### [Set exercise]
Quote each line of the material verbatim, without the pictures.

### [Dataset content]
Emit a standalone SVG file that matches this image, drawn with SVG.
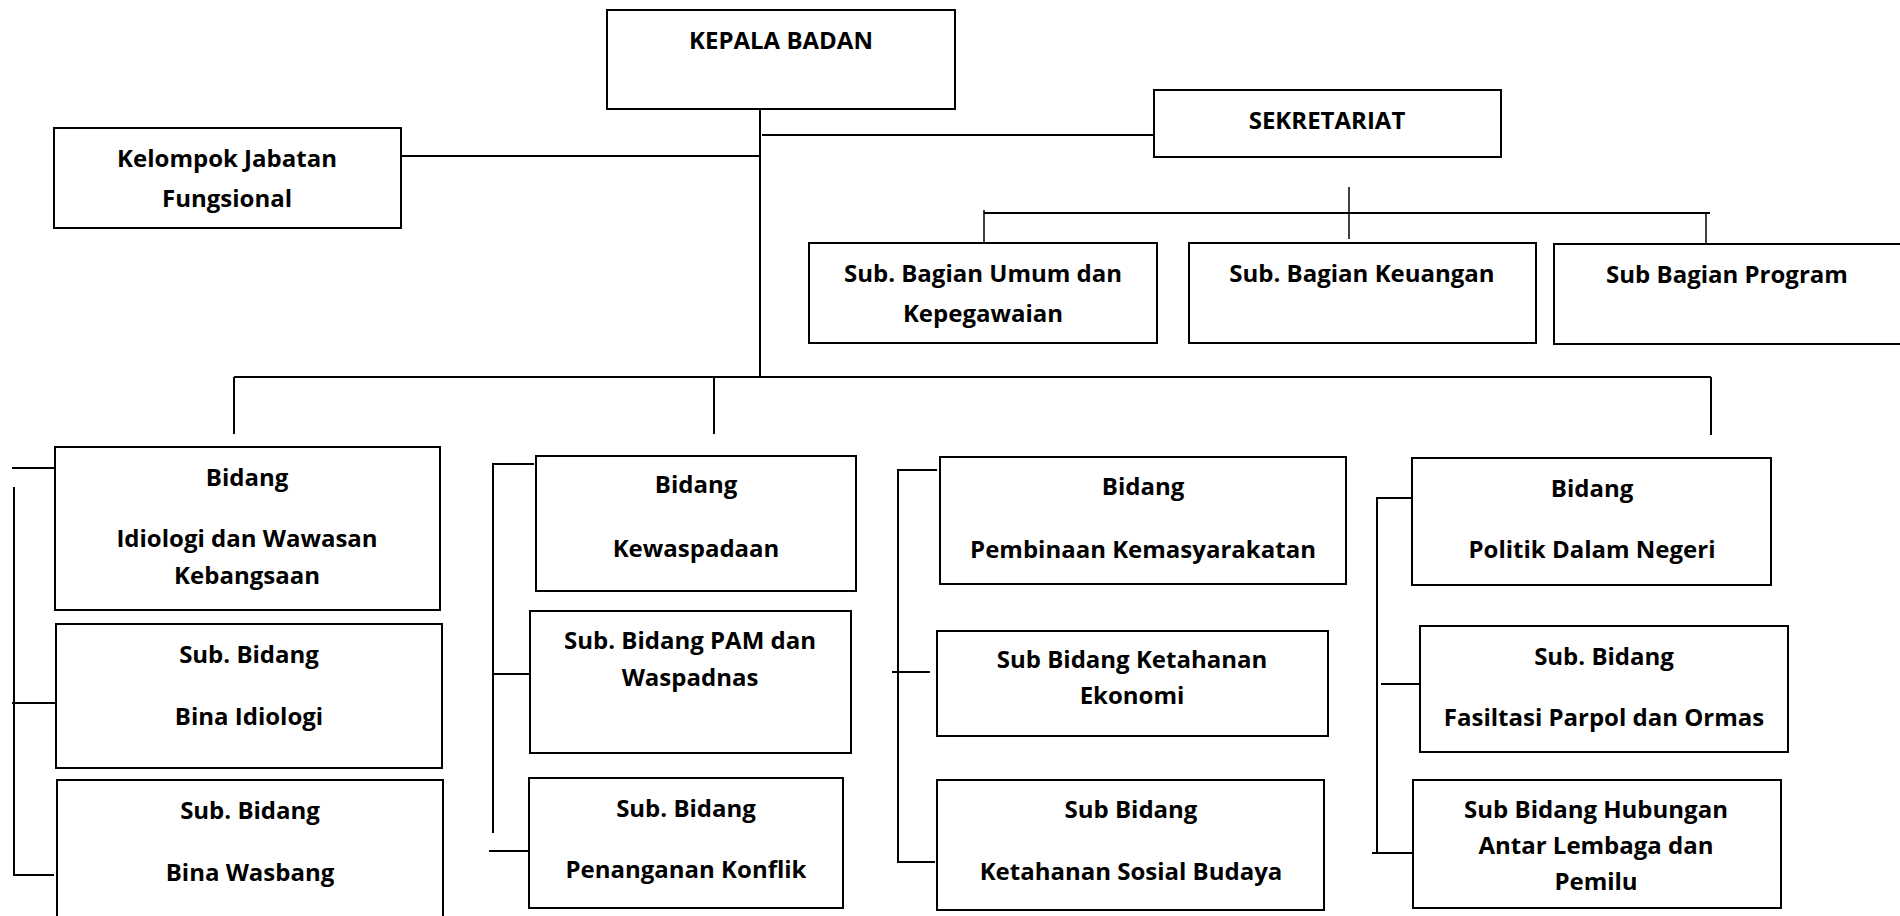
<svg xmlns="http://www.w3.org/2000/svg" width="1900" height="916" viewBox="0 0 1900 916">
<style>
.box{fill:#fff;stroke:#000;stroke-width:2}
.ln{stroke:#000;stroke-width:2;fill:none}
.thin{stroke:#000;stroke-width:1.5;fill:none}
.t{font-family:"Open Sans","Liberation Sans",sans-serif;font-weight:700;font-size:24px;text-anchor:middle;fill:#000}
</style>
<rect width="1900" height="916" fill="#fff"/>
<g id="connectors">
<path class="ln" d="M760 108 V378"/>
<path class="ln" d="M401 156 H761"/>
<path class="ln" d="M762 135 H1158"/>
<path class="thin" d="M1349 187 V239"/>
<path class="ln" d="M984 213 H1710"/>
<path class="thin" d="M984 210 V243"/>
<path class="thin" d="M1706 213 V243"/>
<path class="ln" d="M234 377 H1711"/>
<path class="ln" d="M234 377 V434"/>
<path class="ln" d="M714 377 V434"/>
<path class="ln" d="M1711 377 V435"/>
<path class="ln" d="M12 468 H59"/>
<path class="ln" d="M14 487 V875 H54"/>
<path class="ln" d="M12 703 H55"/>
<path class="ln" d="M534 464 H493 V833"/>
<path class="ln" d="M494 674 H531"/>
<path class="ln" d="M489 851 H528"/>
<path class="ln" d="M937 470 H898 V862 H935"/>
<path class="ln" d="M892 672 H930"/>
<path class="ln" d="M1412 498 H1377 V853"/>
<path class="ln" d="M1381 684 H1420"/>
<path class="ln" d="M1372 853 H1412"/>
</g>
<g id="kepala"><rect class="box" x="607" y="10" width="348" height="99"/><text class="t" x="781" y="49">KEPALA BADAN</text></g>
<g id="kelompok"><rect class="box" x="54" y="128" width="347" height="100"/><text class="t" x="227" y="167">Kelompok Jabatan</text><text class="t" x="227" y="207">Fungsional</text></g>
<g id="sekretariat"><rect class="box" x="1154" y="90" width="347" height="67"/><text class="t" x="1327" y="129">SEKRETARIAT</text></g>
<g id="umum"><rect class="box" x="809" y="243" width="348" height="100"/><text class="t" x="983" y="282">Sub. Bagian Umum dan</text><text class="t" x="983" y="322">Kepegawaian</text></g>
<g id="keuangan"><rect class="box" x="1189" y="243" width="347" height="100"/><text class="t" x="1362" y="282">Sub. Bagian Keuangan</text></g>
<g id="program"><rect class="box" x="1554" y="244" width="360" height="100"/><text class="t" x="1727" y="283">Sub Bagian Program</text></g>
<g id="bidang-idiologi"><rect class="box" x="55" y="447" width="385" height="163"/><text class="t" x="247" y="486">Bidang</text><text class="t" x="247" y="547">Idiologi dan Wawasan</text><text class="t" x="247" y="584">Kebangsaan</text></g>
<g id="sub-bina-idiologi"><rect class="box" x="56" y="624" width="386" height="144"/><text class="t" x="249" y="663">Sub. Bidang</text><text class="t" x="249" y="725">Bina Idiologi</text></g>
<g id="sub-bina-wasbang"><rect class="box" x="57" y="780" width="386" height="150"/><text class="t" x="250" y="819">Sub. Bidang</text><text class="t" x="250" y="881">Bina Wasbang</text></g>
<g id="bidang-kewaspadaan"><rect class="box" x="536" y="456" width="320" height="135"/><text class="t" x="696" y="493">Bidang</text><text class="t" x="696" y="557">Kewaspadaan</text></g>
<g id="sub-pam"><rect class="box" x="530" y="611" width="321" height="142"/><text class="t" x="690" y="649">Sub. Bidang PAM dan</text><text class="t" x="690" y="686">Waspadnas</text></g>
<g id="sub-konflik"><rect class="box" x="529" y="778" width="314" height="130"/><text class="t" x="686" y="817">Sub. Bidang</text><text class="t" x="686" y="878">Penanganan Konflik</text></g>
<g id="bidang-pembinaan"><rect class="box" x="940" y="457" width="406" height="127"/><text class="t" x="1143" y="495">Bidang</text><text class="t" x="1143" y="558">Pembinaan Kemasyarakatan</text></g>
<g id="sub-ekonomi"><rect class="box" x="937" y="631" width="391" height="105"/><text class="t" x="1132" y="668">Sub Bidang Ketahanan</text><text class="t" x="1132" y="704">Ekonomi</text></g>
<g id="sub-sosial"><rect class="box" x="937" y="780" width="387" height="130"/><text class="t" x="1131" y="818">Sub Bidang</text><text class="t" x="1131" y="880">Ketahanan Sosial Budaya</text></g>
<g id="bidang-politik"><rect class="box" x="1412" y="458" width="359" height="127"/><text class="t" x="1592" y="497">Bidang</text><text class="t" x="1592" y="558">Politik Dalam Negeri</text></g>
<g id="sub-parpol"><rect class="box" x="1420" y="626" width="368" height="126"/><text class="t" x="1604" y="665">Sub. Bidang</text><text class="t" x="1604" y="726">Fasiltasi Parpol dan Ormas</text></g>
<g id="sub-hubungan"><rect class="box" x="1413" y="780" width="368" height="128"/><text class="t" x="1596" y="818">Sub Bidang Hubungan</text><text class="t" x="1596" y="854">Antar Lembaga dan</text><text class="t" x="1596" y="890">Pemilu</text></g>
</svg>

### [Completed exercise]
Emit a standalone SVG file that matches this image, drawn with SVG.
<svg xmlns="http://www.w3.org/2000/svg" width="1900" height="916" viewBox="0 0 1900 916">
<style>
.box{fill:#fff;stroke:#000;stroke-width:2}
.ln{stroke:#000;stroke-width:2;fill:none}
.thin{stroke:#000;stroke-width:1.5;fill:none}
.t{font-family:"Open Sans","Liberation Sans",sans-serif;font-weight:700;font-size:24px;text-anchor:middle;fill:#000}
</style>
<rect width="1900" height="916" fill="#fff"/>
<g id="connectors">
<path class="ln" d="M760 108 V378"/>
<path class="ln" d="M401 156 H761"/>
<path class="ln" d="M762 135 H1158"/>
<path class="thin" d="M1349 187 V239"/>
<path class="ln" d="M984 213 H1710"/>
<path class="thin" d="M984 210 V243"/>
<path class="thin" d="M1706 213 V243"/>
<path class="ln" d="M234 377 H1711"/>
<path class="ln" d="M234 377 V434"/>
<path class="ln" d="M714 377 V434"/>
<path class="ln" d="M1711 377 V435"/>
<path class="ln" d="M12 468 H59"/>
<path class="ln" d="M14 487 V875 H54"/>
<path class="ln" d="M12 703 H55"/>
<path class="ln" d="M534 464 H493 V833"/>
<path class="ln" d="M494 674 H531"/>
<path class="ln" d="M489 851 H528"/>
<path class="ln" d="M937 470 H898 V862 H935"/>
<path class="ln" d="M892 672 H930"/>
<path class="ln" d="M1412 498 H1377 V853"/>
<path class="ln" d="M1381 684 H1420"/>
<path class="ln" d="M1372 853 H1412"/>
</g>
<g id="kepala"><rect class="box" x="607" y="10" width="348" height="99"/><text class="t" x="781" y="49">KEPALA BADAN</text></g>
<g id="kelompok"><rect class="box" x="54" y="128" width="347" height="100"/><text class="t" x="227" y="167">Kelompok Jabatan</text><text class="t" x="227" y="207">Fungsional</text></g>
<g id="sekretariat"><rect class="box" x="1154" y="90" width="347" height="67"/><text class="t" x="1327" y="129">SEKRETARIAT</text></g>
<g id="umum"><rect class="box" x="809" y="243" width="348" height="100"/><text class="t" x="983" y="282">Sub. Bagian Umum dan</text><text class="t" x="983" y="322">Kepegawaian</text></g>
<g id="keuangan"><rect class="box" x="1189" y="243" width="347" height="100"/><text class="t" x="1362" y="282">Sub. Bagian Keuangan</text></g>
<g id="program"><rect class="box" x="1554" y="244" width="360" height="100"/><text class="t" x="1727" y="283">Sub Bagian Program</text></g>
<g id="bidang-idiologi"><rect class="box" x="55" y="447" width="385" height="163"/><text class="t" x="247" y="486">Bidang</text><text class="t" x="247" y="547">Idiologi dan Wawasan</text><text class="t" x="247" y="584">Kebangsaan</text></g>
<g id="sub-bina-idiologi"><rect class="box" x="56" y="624" width="386" height="144"/><text class="t" x="249" y="663">Sub. Bidang</text><text class="t" x="249" y="725">Bina Idiologi</text></g>
<g id="sub-bina-wasbang"><rect class="box" x="57" y="780" width="386" height="150"/><text class="t" x="250" y="819">Sub. Bidang</text><text class="t" x="250" y="881">Bina Wasbang</text></g>
<g id="bidang-kewaspadaan"><rect class="box" x="536" y="456" width="320" height="135"/><text class="t" x="696" y="493">Bidang</text><text class="t" x="696" y="557">Kewaspadaan</text></g>
<g id="sub-pam"><rect class="box" x="530" y="611" width="321" height="142"/><text class="t" x="690" y="649">Sub. Bidang PAM dan</text><text class="t" x="690" y="686">Waspadnas</text></g>
<g id="sub-konflik"><rect class="box" x="529" y="778" width="314" height="130"/><text class="t" x="686" y="817">Sub. Bidang</text><text class="t" x="686" y="878">Penanganan Konflik</text></g>
<g id="bidang-pembinaan"><rect class="box" x="940" y="457" width="406" height="127"/><text class="t" x="1143" y="495">Bidang</text><text class="t" x="1143" y="558">Pembinaan Kemasyarakatan</text></g>
<g id="sub-ekonomi"><rect class="box" x="937" y="631" width="391" height="105"/><text class="t" x="1132" y="668">Sub Bidang Ketahanan</text><text class="t" x="1132" y="704">Ekonomi</text></g>
<g id="sub-sosial"><rect class="box" x="937" y="780" width="387" height="130"/><text class="t" x="1131" y="818">Sub Bidang</text><text class="t" x="1131" y="880">Ketahanan Sosial Budaya</text></g>
<g id="bidang-politik"><rect class="box" x="1412" y="458" width="359" height="127"/><text class="t" x="1592" y="497">Bidang</text><text class="t" x="1592" y="558">Politik Dalam Negeri</text></g>
<g id="sub-parpol"><rect class="box" x="1420" y="626" width="368" height="126"/><text class="t" x="1604" y="665">Sub. Bidang</text><text class="t" x="1604" y="726">Fasiltasi Parpol dan Ormas</text></g>
<g id="sub-hubungan"><rect class="box" x="1413" y="780" width="368" height="128"/><text class="t" x="1596" y="818">Sub Bidang Hubungan</text><text class="t" x="1596" y="854">Antar Lembaga dan</text><text class="t" x="1596" y="890">Pemilu</text></g>
</svg>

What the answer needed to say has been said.